Item: Special K Ham, Egg & Pepper Jack Cheese Flatbread Breakfast Sandwich
Purchased Price: $4.99
Size: 4 flatbreads
Purchased at: Safeway
Rating: 7 out of 10
Pros: Cheese melts up nicely and has great milky flavor with spicy backheat. Flatbread maintains toasty texture with honey-oat taste. Eggs have buttery flavor. Ham is smoky. Tastier than Dunkin Donuts’ egg white flatbreads. Only 200 calories per sandwich. Reading directions. New yoga props.
Cons: Small. Tiny. Puny. Minuscule. Not recommended if you’re a grown man.

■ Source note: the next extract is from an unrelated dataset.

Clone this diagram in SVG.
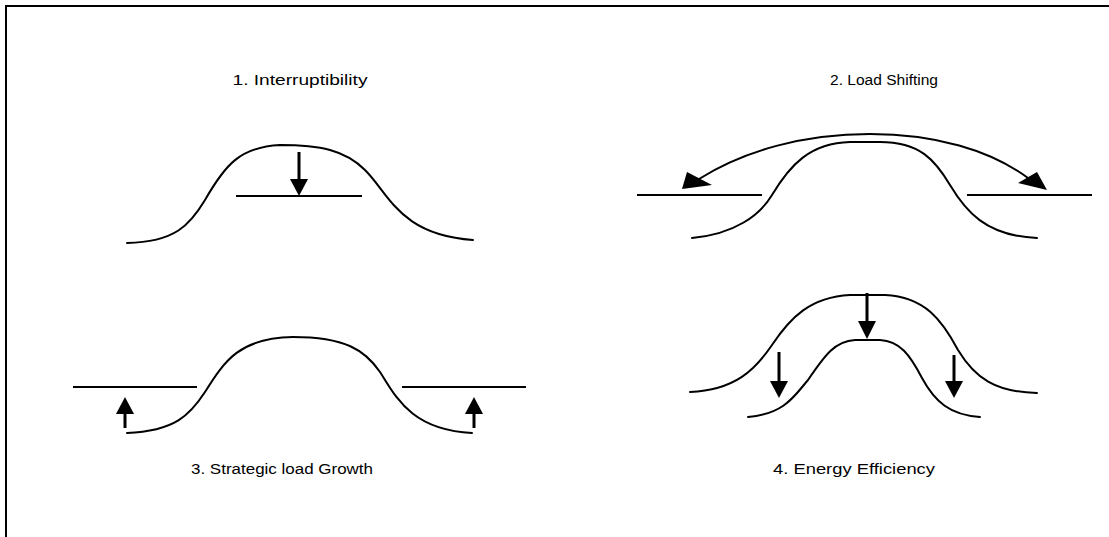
<svg xmlns="http://www.w3.org/2000/svg" width="1109" height="537" viewBox="0 0 1109 537">
<defs>
<style>
.c{fill:none;stroke:#000;stroke-width:2;stroke-linejoin:round;stroke-linecap:round}
.l{fill:none;stroke:#000;stroke-width:2}
.s{fill:none;stroke:#000;stroke-width:3}
.a{fill:#000;stroke:none}
.t{font-family:"Liberation Sans",Arial,sans-serif;font-size:14px;fill:#000}
</style>
</defs>
<rect width="1109" height="537" fill="#fff"/>
<g id="frame"><path class="l" d="M6 537 V6 H1109"/></g>
<g id="p1">
<path class="c" d="M127 243 C175 242 190 225 205 200 C225 165 240 147 280 145 C320 145 345 150 365 170 C390 195 400 235 473 240"/>
<line class="l" x1="236" y1="196" x2="362" y2="196"/>
<text class="t" x="300" y="85" text-anchor="middle" textLength="135" lengthAdjust="spacingAndGlyphs">1. Interruptibility</text>
</g>
<g id="p2">
<path class="c" d="M692 238 C735 234 760 215 772 195 C790 165 810 143 850 142 L880 142 C920 142 935 160 950 185 C965 210 985 236 1037 238"/>
<line class="l" x1="637" y1="195" x2="762" y2="195"/>
<line class="l" x1="967" y1="195" x2="1092" y2="195"/>
<text class="t" x="884" y="85" text-anchor="middle" textLength="108" lengthAdjust="spacingAndGlyphs">2. Load Shifting</text>
</g>
<g id="p3">
<path class="c" d="M127 433 C175 431 190 415 205 392 C225 360 240 338 293 337 C345 337 365 350 380 372 C395 395 410 430 472 433"/>
<line class="l" x1="73" y1="387" x2="197" y2="387"/>
<line class="l" x1="402" y1="387" x2="526" y2="387"/>
<text class="t" x="282" y="474" text-anchor="middle" textLength="182" lengthAdjust="spacingAndGlyphs">3. Strategic load Growth</text>
</g>
<g id="p4">
<path class="c" d="M690 392 C735 390 755 370 772 345 C790 318 810 297 850 295 L885 295 C925 297 942 320 958 350 C975 378 995 392 1037 393"/>
<path class="c" d="M748 417 C785 414 795 395 808 380 C825 355 835 341 855 340 L880 340 C900 341 910 355 922 378 C935 402 950 415 980 417"/>
<text class="t" x="854" y="474" text-anchor="middle" textLength="162" lengthAdjust="spacingAndGlyphs">4. Energy Efficiency</text>
</g>
<g id="connectors">
<line class="s" x1="299" y1="152" x2="299" y2="182"/>
<polygon class="a" points="290,179 308,179 299,196"/>
<path class="c" d="M699 179 C745 150 805 134 870 134 C935 134 990 150 1028 178"/>
<polygon class="a" points="682,189 687,172 712,185"/>
<polygon class="a" points="1047,190 1037,172 1018,183"/>
<line class="s" x1="125" y1="428" x2="125" y2="410"/>
<polygon class="a" points="116,414 134,414 125,397"/>
<line class="s" x1="474" y1="428" x2="474" y2="410"/>
<polygon class="a" points="465,414 483,414 474,397"/>
<line class="s" x1="867" y1="293" x2="867" y2="324"/>
<polygon class="a" points="858,321 876,321 867,339"/>
<line class="s" x1="779" y1="352" x2="779" y2="384"/>
<polygon class="a" points="770,381 788,381 779,398"/>
<line class="s" x1="954" y1="355" x2="954" y2="384"/>
<polygon class="a" points="945,381 963,381 954,398"/>
</g>
</svg>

Cheese doesn’t get full coverage over the egg. Ham is dry and chewy. Could use some kind of sweetness or relief. Saltier than the Dead Sea.

13 thoughts to “REVIEW: Special K Ham, Egg & Pepper Jack Cheese Flatbread Breakfast Sandwich”

  1. I’m surprised these were decent. I’m also surprised Special K doesn’t offer frozen meals that compete with Lean Cuisine and Weight Watcher’s Smart Ones. I bet by the end of 2013, Special K will have a line of frozen entrees. Mark my words. Actually, don’t. If I’m wrong, I plan to delete this comment on Dec. 31, 2013.

  2. We’ve tried the “egg with vegetables and pepper jack cheese” flavor, and it was VERY good!!

  3. I am going to try these! I have tried the Jimmy Dean turkey sausage and egg white breakfast sandwiches and they were dry as well. I added a scoop of hummus on top and it was delicious!

  4. They should put a squirt of pepper jack sauce on the sandwich to make little bit more flavor. They look good!

  5. I’m surprised they were good too! I tried the Vitamuffin brand of egg n cheese sandwich… EW! I assume any “diet” food to not be good, yet I try it anyway. Glad to hear it’s worth a try at least! 🙂

  6. The box-art does an incredible job of masking the reality of it inside the package. I say this because the fourth picture is nothing short of disturbing and looks like it could double as a hockey puck. It’s almost, if not exactly, as unappealing as the prepackaged sandwiches at my workplace that everybody avoids, which is also WAY overpriced.

    But I’m glad you enjoyed it. My brother also goes “the breakfast-in-a-box” route most of the time. Even though he’s fully capable of making a delectable breakfast of his own. :/

  7. Tried it and the one that is just plain egg and cheese. Although very yummy…they are not filling…this is coming from a woman that cannot eat a whole Egg Mcmuffin from Mickey D’s. I can eat one and still feel as hungry as I did before I ate it. If you’re going to eat it…you should probably have extra stuff with it…fruit…yogurt…something else to act as a filler…because THIS IS NOT IT.

  8. Flavor-wise, not bad. However, I would be much more eager to invest in more of these if only they would make the cheese and ham the SAME SIZE as the flatbread. The quality of the ham was a tad bit off-putting as well. I would actually pay a tiny bit more if these two issues were improved somewhat.

  9. most disgusting thing I ever tasted, can’t believe others think this is good..plain crap.

  10. The main review about covers it, but I would like to add a bit more: Go for the egg & sausage kind–it has cheese whether the label says so or not. Try rearranging the parts before putting it in the microwave to centre them. This is easy to do because the egg, sausage, and cheese come loose. I found that heating them 1:30 is not enough, so I use 1:50 and it works just fine. Get sausage sandwiches, not ham. The ham is dry, tiny, and hard to tear with your teeth. The reviewer says the sandwiches are small–what do you want for 240 calories (even fewer calories for some varieties)?

  11. I would like to point out also that for diabetics, the entire thing is 17 carbs after fiber; that is only 2g of carb over ONE serving of bread. For people who like to eat breakfast sandwiches but who cant afford the carbs of an entire bagel or large fiber- less white flour biscuit, this is a good deal. And i like the fact that ONE is a portion– no having to cut anything in half.